Indeed, Jesus assures us that God knows our needs before we ask (Matthew 6:8). He once asked his disciples,
Is there anyone among you who, if your child asks for bread, will give a stone? Or if the child asks for a fish, will give a snake? If you then, who are evil, know how to give good gifts to your children, how much more will your Father in heaven give good things to those who ask him! (Matthew 7:9-11)
And so the psalm stands as an encouragement to us—a gracious invitation—to trust God, as the little birds trust that the mother will return to the nest. Now there may be some of you who think that this kind of thinking is naïve, that it won’t stand up amid the ups and downs of life in the real world. But let me tell you, it does.

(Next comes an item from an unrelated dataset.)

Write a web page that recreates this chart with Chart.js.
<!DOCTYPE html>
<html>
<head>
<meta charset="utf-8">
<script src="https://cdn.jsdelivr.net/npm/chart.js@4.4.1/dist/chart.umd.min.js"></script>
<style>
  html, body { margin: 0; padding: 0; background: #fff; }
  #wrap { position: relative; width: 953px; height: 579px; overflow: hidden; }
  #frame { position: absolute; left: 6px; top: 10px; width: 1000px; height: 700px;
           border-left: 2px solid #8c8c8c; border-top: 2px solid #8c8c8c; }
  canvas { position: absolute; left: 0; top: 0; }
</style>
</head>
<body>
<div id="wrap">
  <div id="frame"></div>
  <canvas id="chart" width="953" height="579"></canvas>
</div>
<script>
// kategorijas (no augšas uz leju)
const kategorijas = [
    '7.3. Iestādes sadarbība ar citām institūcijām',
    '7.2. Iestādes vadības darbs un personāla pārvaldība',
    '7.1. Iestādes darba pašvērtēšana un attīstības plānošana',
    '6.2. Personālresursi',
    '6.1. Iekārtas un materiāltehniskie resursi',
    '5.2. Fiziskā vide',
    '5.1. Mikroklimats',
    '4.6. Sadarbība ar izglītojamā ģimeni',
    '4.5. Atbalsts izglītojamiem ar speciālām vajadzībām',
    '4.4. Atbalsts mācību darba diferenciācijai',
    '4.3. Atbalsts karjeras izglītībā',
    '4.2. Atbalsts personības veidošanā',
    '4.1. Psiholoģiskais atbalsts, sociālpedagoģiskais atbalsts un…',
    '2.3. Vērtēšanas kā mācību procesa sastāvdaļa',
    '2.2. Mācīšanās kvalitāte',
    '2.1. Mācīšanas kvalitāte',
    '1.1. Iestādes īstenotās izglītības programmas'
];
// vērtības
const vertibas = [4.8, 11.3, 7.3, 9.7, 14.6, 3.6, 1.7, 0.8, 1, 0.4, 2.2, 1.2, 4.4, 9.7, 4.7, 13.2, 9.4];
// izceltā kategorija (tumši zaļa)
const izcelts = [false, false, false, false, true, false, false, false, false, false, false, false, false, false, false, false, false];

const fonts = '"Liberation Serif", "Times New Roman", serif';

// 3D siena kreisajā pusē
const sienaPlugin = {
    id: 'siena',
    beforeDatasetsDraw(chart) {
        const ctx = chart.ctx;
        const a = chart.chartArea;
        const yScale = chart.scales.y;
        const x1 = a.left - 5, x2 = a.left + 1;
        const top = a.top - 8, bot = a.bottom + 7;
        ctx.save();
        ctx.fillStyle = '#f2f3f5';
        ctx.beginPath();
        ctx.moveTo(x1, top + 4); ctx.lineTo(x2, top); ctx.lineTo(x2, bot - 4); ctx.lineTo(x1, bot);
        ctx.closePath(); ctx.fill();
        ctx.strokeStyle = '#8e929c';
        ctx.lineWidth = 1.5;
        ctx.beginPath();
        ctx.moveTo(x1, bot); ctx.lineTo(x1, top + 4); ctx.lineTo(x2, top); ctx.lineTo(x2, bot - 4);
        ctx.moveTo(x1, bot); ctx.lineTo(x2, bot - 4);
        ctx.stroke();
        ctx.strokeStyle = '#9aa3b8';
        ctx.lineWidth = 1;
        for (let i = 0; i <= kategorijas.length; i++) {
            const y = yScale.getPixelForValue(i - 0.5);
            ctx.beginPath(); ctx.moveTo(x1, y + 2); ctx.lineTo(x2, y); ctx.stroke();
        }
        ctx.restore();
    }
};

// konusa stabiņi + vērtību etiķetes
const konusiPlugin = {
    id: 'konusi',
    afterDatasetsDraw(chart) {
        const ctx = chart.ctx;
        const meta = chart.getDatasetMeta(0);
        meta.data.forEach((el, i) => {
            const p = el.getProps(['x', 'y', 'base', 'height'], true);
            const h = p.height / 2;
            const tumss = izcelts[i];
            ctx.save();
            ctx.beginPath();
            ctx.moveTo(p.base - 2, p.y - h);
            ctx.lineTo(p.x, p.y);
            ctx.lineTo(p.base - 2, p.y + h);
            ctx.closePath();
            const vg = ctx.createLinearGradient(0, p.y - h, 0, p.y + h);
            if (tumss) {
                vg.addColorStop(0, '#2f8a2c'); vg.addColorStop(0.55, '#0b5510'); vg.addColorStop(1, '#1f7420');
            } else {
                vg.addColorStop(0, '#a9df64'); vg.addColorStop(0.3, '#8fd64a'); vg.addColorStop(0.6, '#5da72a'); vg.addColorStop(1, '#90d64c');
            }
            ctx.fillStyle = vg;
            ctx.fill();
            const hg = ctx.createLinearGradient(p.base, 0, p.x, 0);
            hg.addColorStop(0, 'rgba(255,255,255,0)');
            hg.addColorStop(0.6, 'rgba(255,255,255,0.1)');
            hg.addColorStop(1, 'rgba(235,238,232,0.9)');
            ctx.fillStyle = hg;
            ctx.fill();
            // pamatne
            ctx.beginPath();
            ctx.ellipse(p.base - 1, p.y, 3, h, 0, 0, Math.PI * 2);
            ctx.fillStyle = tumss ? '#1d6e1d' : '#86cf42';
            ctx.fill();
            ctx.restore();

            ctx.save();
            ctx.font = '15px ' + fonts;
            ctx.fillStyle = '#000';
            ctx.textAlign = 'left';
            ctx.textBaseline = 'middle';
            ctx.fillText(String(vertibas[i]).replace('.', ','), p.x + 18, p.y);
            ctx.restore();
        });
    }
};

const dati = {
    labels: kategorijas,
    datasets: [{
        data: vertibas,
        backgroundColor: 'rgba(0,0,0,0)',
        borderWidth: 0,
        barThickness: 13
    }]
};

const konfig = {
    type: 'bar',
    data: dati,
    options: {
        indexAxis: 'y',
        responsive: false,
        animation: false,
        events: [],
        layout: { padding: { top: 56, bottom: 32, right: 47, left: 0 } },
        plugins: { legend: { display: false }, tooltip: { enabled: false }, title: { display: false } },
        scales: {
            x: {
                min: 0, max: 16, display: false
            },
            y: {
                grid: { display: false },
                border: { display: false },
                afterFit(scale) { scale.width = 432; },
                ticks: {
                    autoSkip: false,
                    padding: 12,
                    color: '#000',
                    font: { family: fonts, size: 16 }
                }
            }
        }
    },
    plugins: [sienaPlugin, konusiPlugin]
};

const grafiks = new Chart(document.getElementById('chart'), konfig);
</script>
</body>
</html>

For the last six months I’ve been following the journal of a woman in Ukraine. Again and again I find myself dumbfounded by her faith in God’s provision. Here is something she wrote just the other day:
I am reminded once again of the verses in Philippians 4:11-13. ‘I have learned to be content whatever the circumstances. I know what it is to be in need, and I know what it is to have plenty. I have learned the secret of being content in any and every situation, whether well fed or hungry, whether living in plenty or in want. I can do all this through him who gives me strength.’ … We don’t need to postpone life till after the war. We live it to the maximum now!
Our psalm this morning is an invitation to do just what she says, to live life to the maximum—joyfully to trust in God, who did not withhold even his own Son and graciously gives us all things (Romans 8:32).